Thing is, I worked there from April, 2004 to Jan, 2006. Then my wife & I received a contract to work with them as part of our new consulting firm for another year, until Jan, 2007. During that nearly three year period, I was part of a number of projects, reported to a series of bosses who almost but not quite understood what I was trying to do, and generally speaking, presented to more people at higher levels than anybody else with my title.
So, when reading this morning about
Yahoo potentially selling Kelkoo I had to share a few thoughts on TechCrunch. That story has a lot to it, and one of the big deals I tried (and failed) to accomplish at Yahoo was getting them to use the right ccTLD.
Kelkoo, interestingly enough, had the same goal. From Christophe Odin to Pierre Chappaz, to Jean Fabrice, they all agreed that Yahoo should use yahoo.co.uk for their UK operations, same with Spain, Italy, France, and any other country they were involved in. Not just in Europe (though that was their primary concern, because Kelkoo is largely a European company, since shutting down their Brazilian efforts some years prior to the Yahoo acquisition).
How well did these guys sell Yahoo on doing the right thing? Not well, because Ash Patel couldn't justify the plan, (SVP Platforms) because he needed some crazy ROI figure to do the right thing. And the other high level folks (Geoff Ralston, former CPO) couldn't justify selling it either, for similar reasons.
However...what's the ROI on doing the right thing? It shouldn't need to be justified. Not only that, the ROI shouldn't be an issue, period, with the decision of doing the right thing or not. Doing the right thing is it's own reward, and any company that tries to put a profit on doing the right thing has it's priorities all mixed up.

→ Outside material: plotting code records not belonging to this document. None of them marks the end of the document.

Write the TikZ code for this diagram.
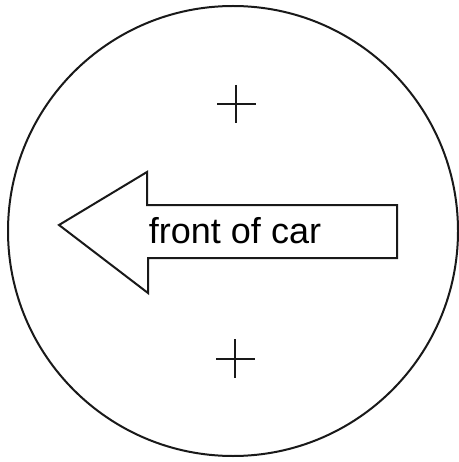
\documentclass[tikz,border=0pt]{standalone}
\usepackage{fontspec}
\setmainfont{Liberation Sans}
\begin{document}
\begin{tikzpicture}[x=1pt,y=-1pt,
  ln/.style={line width=2pt,draw=black!90},
  lbl/.style={font=\fontsize{36}{40}\selectfont,inner sep=0pt,anchor=base}]
\useasboundingbox (0,0) rectangle (458,462);
\draw[ln] (233,231) circle[radius=225];
\draw[ln,line join=miter] (59,225) -- (147,172) -- (147,205) -- (397,205) -- (397,258) -- (148,258) -- (148,293) -- cycle;
\node[lbl] (t) at (235,243) {front of car};
\draw[ln] (217,104) -- (256,104) (236,85) -- (236,123);
\draw[ln] (216,359) -- (255,359) (235,339) -- (235,378);
\end{tikzpicture}
\end{document}
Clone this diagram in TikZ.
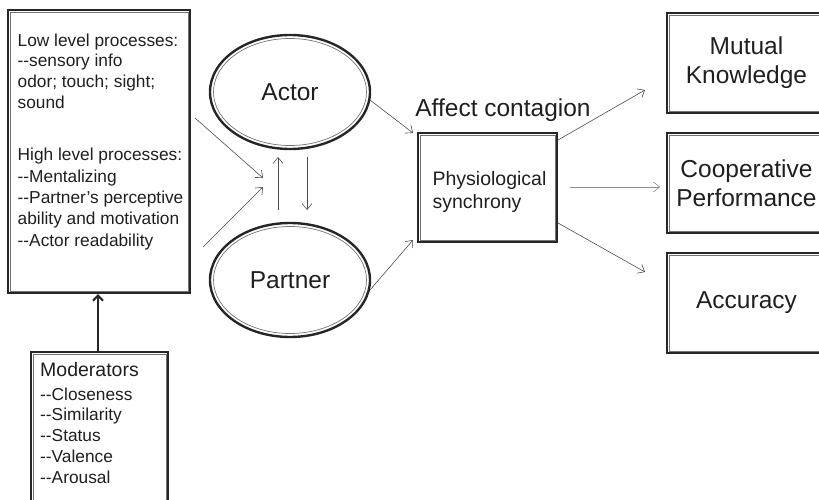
\documentclass[tikz,border=0pt]{standalone}
\usepackage{fontspec}
\setmainfont{Liberation Sans}
\usetikzlibrary{arrows.meta,shapes.geometric}
\newcommand\innerrect[1]{\draw[line width=0.7pt, black!55] ([xshift=3.3pt,yshift=-3.3pt]#1.north west) rectangle ([xshift=-3.3pt,yshift=3.3pt]#1.south east);}
\newcommand\innerell[1]{\draw[line width=0.7pt, black!55] (#1.center) ellipse [x radius=76.5pt, y radius=53.5pt];}
\newcommand\dd{-{}-}
\begin{document}
\begin{tikzpicture}[x=1pt,y=-1pt,
  outerbox/.style={draw=black!85, line width=2.4pt, inner sep=0pt, text=black!88, align=center},
  ellbox/.style={ellipse, draw=black!85, line width=2.4pt, minimum width=160pt, minimum height=114pt, inner sep=0pt, text=black!88, font=\fontsize{24.5}{29}\selectfont},
  txt/.style={inner sep=0pt, text=black!88},
  arr/.style={-{Straight Barb[length=6pt,width=10pt]}, line width=0.6pt, draw=black!70},
  thickarr/.style={-{Straight Barb[length=5pt,width=10pt]}, line width=2pt, draw=black!85}]
\useasboundingbox (0,0) rectangle (819,500);
\clip (0,0) rectangle (819,500);
% left box
\node[outerbox, minimum width=182pt, minimum height=283pt] (lbox) at (99,151.5) {};
\innerrect{lbox}
\node[txt, anchor=north west, align=left, font=\fontsize{17.3}{20.6}\selectfont] (ltext) at (17.5,33.5)
 {Low level processes:\\\dd sensory info\\odor; touch; sight;\\sound\\[32pt]High level processes:\\[0.8pt]\dd Mentalizing\\[0.8pt]\dd Partner’s perceptive\\[0.8pt]ability and motivation\\[0.8pt]\dd Actor readability};
% moderators
\node[outerbox, minimum width=137pt, minimum height=200pt, anchor=north west] (mod) at (30,351) {};
\innerrect{mod}
\node[txt, anchor=north west, align=left, font=\fontsize{17.3}{20.8}\selectfont] (modtext) at (40,362)
 {{\fontsize{19.5}{20.8}\selectfont Moderators}\\[3pt]\dd Closeness\\\dd Similarity\\\dd Status\\\dd Valence\\\dd Arousal};
\draw[thickarr] (mod.north -| 98,0) -- (lbox.south -| 98,0);
% ellipses
\node[ellbox] (actor) at (290,92) {Actor};
\innerell{actor}
\node[ellbox] (partner) at (290,280) {Partner};
\innerell{partner}
% physio
\node[outerbox, minimum width=139pt, minimum height=109pt] (phys) at (487.5,187.5) {};
\innerrect{phys}
\node[txt, align=left, font=\fontsize{19.5}{23}\selectfont] (phystext) at ([yshift=-4.5pt,xshift=2pt]phys.center) {Physiological\\synchrony};
\node[txt, font=\fontsize{24.5}{29}\selectfont] (affect) at (503,110) {Affect contagion};
% right boxes
\node[outerbox, minimum width=159pt, minimum height=100pt, font=\fontsize{24.5}{29}\selectfont] (mk) at (746.5,63) {Mutual\\Knowledge};
\innerrect{mk}
\node[outerbox, minimum width=159pt, minimum height=100pt, font=\fontsize{24.5}{29}\selectfont] (cp) at (746.5,183) {Cooperative\\Performance};
\innerrect{cp}
\node[outerbox, minimum width=159pt, minimum height=100pt, font=\fontsize{24.5}{29}\selectfont] (acc) at (746.5,303) {Accuracy};
\innerrect{acc}
% coordinates for free ends
\coordinate (l1) at (195,118);
\coordinate (l2) at (203,247);
\coordinate (m1) at (263,178);
\coordinate (m2) at (263,187);
\coordinate (upS) at (278,210);
\coordinate (upE) at (278,157);
\coordinate (dnS) at (307,157);
\coordinate (dnE) at (307,210);
\coordinate (aS) at (370,100);
\coordinate (aE) at (413,133);
\coordinate (pS) at (370,290);
\coordinate (pE) at (413,240);
\coordinate (o1S) at (558,140);
\coordinate (o1E) at (645,90);
\coordinate (o2S) at (570,187);
\coordinate (o2E) at (660,187);
\coordinate (o3S) at (558,223);
\coordinate (o3E) at (645,272);
% connectors
\draw[arr] (l1) -- (m1);
\draw[arr] (l2) -- (m2);
\draw[arr] (upS) -- (upE);
\draw[arr] (dnS) -- (dnE);
\draw[arr] (aS) -- (aE);
\draw[arr] (pS) -- (pE);
\draw[arr] (o1S) -- (o1E);
\draw[arr, draw=black!45] (o2S) -- (o2E);
\draw[arr] (o3S) -- (o3E);
\end{tikzpicture}
\end{document}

We have those kinds of decisions, as well, at FunAdvice. Should we do this? Or not? Always, we try to figure out what the right thing is to do, and it's not revenue we look at first. It's people. Do people want us to do this? Would people like it if we did that?

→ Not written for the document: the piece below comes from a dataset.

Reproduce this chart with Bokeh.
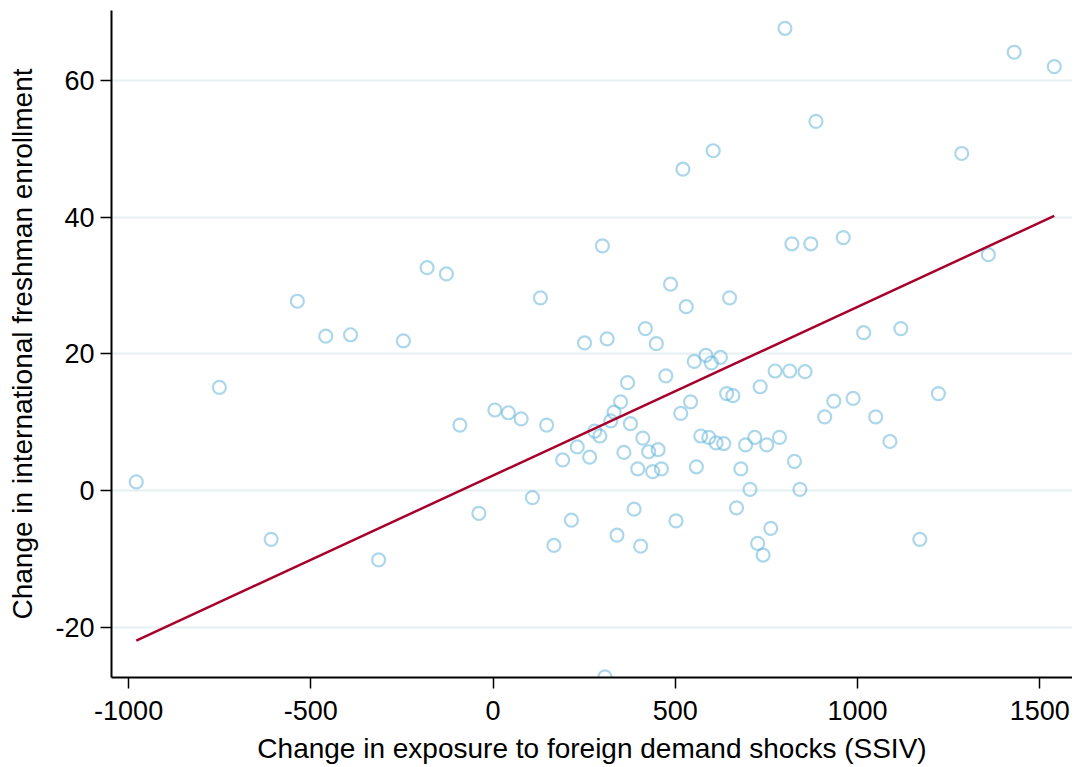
from bokeh.plotting import figure
from bokeh.models import FixedTicker, Range1d, ColumnDataSource
from bokeh.embed import file_html
from bokeh.resources import INLINE

ssiv = [-979, -751, -609, -537, -459, -391, -314, -246, -181, -128,
        -91, -39, 5, 42, 77, 108, 130, 147, 167, 191,
        215, 231, 251, 265, 279, 293, 300, 307, 313, 323,
        332, 340, 350, 359, 369, 377, 387, 397, 405, 411,
        418, 427, 438, 448, 453, 462, 474, 487, 502, 515,
        521, 530, 542, 552, 558, 570, 584, 592, 599, 604,
        612, 624, 633, 641, 649, 658, 668, 680, 693, 705,
        718, 726, 733, 741, 751, 762, 774, 786, 801, 814,
        820, 827, 842, 856, 872, 886, 910, 935, 961, 988,
        1017, 1050, 1089, 1119, 1171, 1222, 1286, 1359, 1430, 1540]
enroll = [1.3, 15.1, -7.1, 27.7, 22.6, 22.8, -10.1, 21.9, 32.6, 31.7,
          9.6, -3.3, 11.8, 11.4, 10.5, -1.0, 28.2, 9.6, -8.0, 4.5,
          -4.3, 6.4, 21.6, 4.9, 8.7, 8.0, 35.8, -27.2, 22.2, 10.2,
          11.5, -6.5, 13.0, 5.6, 15.8, 9.8, -2.7, 3.2, -8.1, 7.7,
          23.7, 5.7, 2.8, 21.5, 6.0, 3.2, 16.8, 30.2, -4.4, 11.3,
          47.0, 26.9, 13.0, 18.9, 3.5, 8.0, 19.8, 7.8, 18.7, 49.7,
          7.0, 19.5, 6.9, 14.2, 28.2, 13.9, -2.5, 3.2, 6.7, 0.2,
          7.8, -7.7, 15.2, -9.4, 6.7, -5.5, 17.5, 7.8, 67.6, 17.5,
          36.1, 4.3, 0.2, 17.4, 36.1, 54.0, 10.8, 13.1, 37.0, 13.5,
          23.1, 10.8, 7.2, 23.7, -7.1, 14.2, 49.3, 34.5, 64.1, 62.0]

fit_intercept = 2.23
fit_slope = 0.02465

x_ticks = [-1000, -500, 0, 500, 1000, 1500]
y_ticks = [-20, 0, 20, 40, 60]

FONT = "Liberation Sans"

p = figure(width=1072, height=766, output_backend="svg", toolbar_location=None,
           x_range=Range1d(-1047, 1590), y_range=Range1d(-27.3, 70.2),
           min_border_left=111, min_border_top=10, min_border_right=0,
           min_border_bottom=87)
p.outline_line_color = None
p.background_fill_color = "white"

src = ColumnDataSource(dict(x=ssiv, y=enroll))
p.scatter("x", "y", source=src, marker="circle", size=13, fill_color=None,
          line_color=(95, 178, 214), line_alpha=0.52, line_width=2.2)

fx = [min(ssiv), max(ssiv)]
fy = [fit_intercept + fit_slope * v for v in fx]
p.line(fx, fy, line_color="#a8002d", line_width=2.5)

p.xgrid.visible = False
p.ygrid.ticker = FixedTicker(ticks=y_ticks)
p.ygrid.grid_line_color = "#e6eff2"
p.ygrid.grid_line_width = 2

for ax, ticks in ((p.xaxis[0], x_ticks), (p.yaxis[0], y_ticks)):
    ax.ticker = FixedTicker(ticks=ticks)
    ax.major_label_overrides = {t: str(t) for t in ticks}
    ax.minor_tick_line_color = None
    ax.major_tick_in = 0
    ax.major_tick_out = 11
    ax.major_tick_line_width = 1.5
    ax.major_tick_line_color = "black"
    ax.axis_line_color = "black"
    ax.axis_line_width = 2
    ax.major_label_text_font = FONT
    ax.major_label_text_font_size = "27px"
    ax.major_label_text_color = "black"
    ax.axis_label_text_font = FONT
    ax.axis_label_text_font_size = "28px"
    ax.axis_label_text_font_style = "normal"
    ax.axis_label_text_color = "black"

p.xaxis.axis_label = "Change in exposure to foreign demand shocks (SSIV)"
p.yaxis.axis_label = "Change in international freshman enrollment"
p.xaxis.major_label_standoff = 12
p.yaxis.major_label_standoff = 6
p.xaxis.axis_label_standoff = 10
p.yaxis.axis_label_standoff = 14
p.yaxis.major_label_orientation = "horizontal"

open("out.html", "w").write(file_html(p, INLINE))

Sometimes, that means executing projects that have no basis in increasing revenue, and projects that net - net, have a cost associated because of the lost opportunity of executing a project where the revenue could have been increased.
However, I'm a huge fan of Google, even though I worked at Yahoo for years. They say, in their mission statement & SEC filings, that as a company they try to "do no evil". That's not our motto at FunAdvice, but we always try "to do the right thing".
How do you like to run your business? Is it profit first, and all else second? Or is it like us, like Google, and like those companies that are trying to succeed and make the world a better place by doing the right thing?